A Supreme Court Bench comprising Justices J.M. Panchal, Deepak Verma and B.S. Chauhan held in paragraph 48 of its judgment that the State authorities ought to have assisted the PAFs to purchase land of their choice from other agriculturists and met the difference of cost, if any, over and above the amount of compensation. While determining such issues, the Bench said, the State authorities could take into consideration the fact that the land so purchased should not be of a lower quality than the land the PAFs originally had. This exercise, the Bench opined, could have been done pari passu with the construction of the dam and could have been completed much in advance of the completion of the dam to its full water level.

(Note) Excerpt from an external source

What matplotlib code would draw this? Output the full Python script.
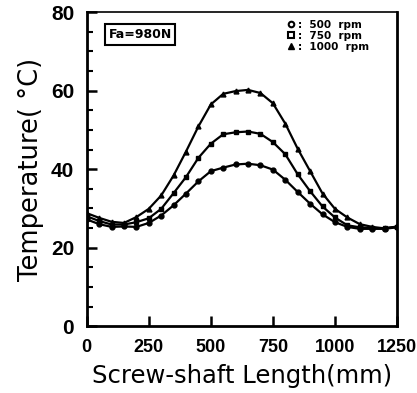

In the process of development, the Bench held, the state could not be permitted to displace tribal people, a vulnerable section of society that suffers from poverty and ignorance, without taking appropriate remedial measures for their rehabilitation. The court was not oblivious to the fact that social and economic reasons had caused disaffection and thus tribal areas were today in the grip of extremism as tribal youths had fallen prey to extremists' propaganda, the Bench opined. The Bench further held that the right to cultivation was part of the fundamental right to life and that peasants whose only experience and skill was farming could not survive without land. Therefore, it said, payment of compensation might not be enough, and if an R&R scheme was framed by the government, it was required to be implemented not only as a fundamental right but also under the Directive Principles of State Policy.

The NBA has termed this judgment a moral victory, notwithstanding certain infirmities in it. It hopes that the judgment will be implemented properly as it could transform the lives of those ousted from the Narmada valley, who have hitherto been condemned to leading a life of hunger and pauperisation by the authorities.